Q. You wrote an op-ed for The News Journal, headlined: “No, Wilmington isn’t ‘stressed out.’ It’s a great place to live.” What compelled you to write?

“The first time that I met with the original HR team here, I knew that we'd probably have to make some changes, and one of the things that made me feel that way is that they had nothing nice to say about the city. It's dangerous. Don't go outside. You definitely can't go anywhere at night. From the sound of it, honestly, you would have thought that you were in the narrows in Gotham City.”

“I felt compelled to write that piece because I'm continually surprised by the opinion that local people take of this city, which is not rooted in any experience I've had. I am in this city, I am in the park, I am on Market, I walk up and down Orange and West, Tatnall and Shipley, I go from this building to the river, I do it in the evening. Nobody should be foolish, but you wouldn't be foolish in Central Park after dark either.”

“We're about to go down to one car. I'm very proud of this. I walk to work. I walk in all weather, and if I have to get here fast, I bike. And we love that about this place. I've become kind of crabby when I have to go outside of my sphere.”

Q. Do you think HR professionals play an important role in setting a tone for the city?

“Absolutely we do. We do not market Chemours as being in greater Philadelphia. We market Chemours as in Wilmington, Delaware and very proudly so.”

“I have moved several people here. One of them, she's going to live on Riddle. One of my most senior individuals is renting an apartment on Market and would like to buy something downtown if she could. It’s actually unacceptable and gob-smacking to me that you might have an HR executive that is leading the function for a company in Wilmington, Delaware that would ever say something negative about Delaware.”

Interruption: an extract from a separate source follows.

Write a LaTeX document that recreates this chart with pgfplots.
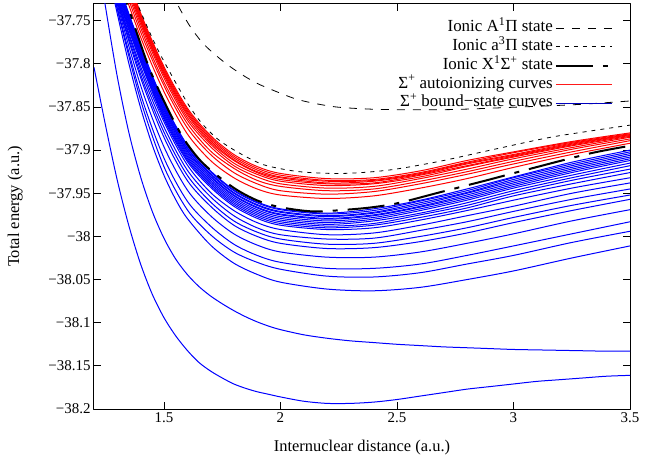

“When I bring families here, I tell them to check out schools in Wilmington, and not just the private ones. We have immersion program elementary schools. We have great charters. So I'm a believer that the way that public school thrive is that the community invests in them and we send our children to them.”

“There’s new people coming in, and they have a different lens, like me. The Friday before, my husband was away, I went to Merchant Bar and had something to eat, and I while I was meandering about, I came across three different galleries with people in them, laughing and talking. The other thing – I am not sure Wilmington appreciates this– is that there was a lovely diversity of people in those spaces. Having seen the opposite, I can tell you that this is a more connected community than in many places.”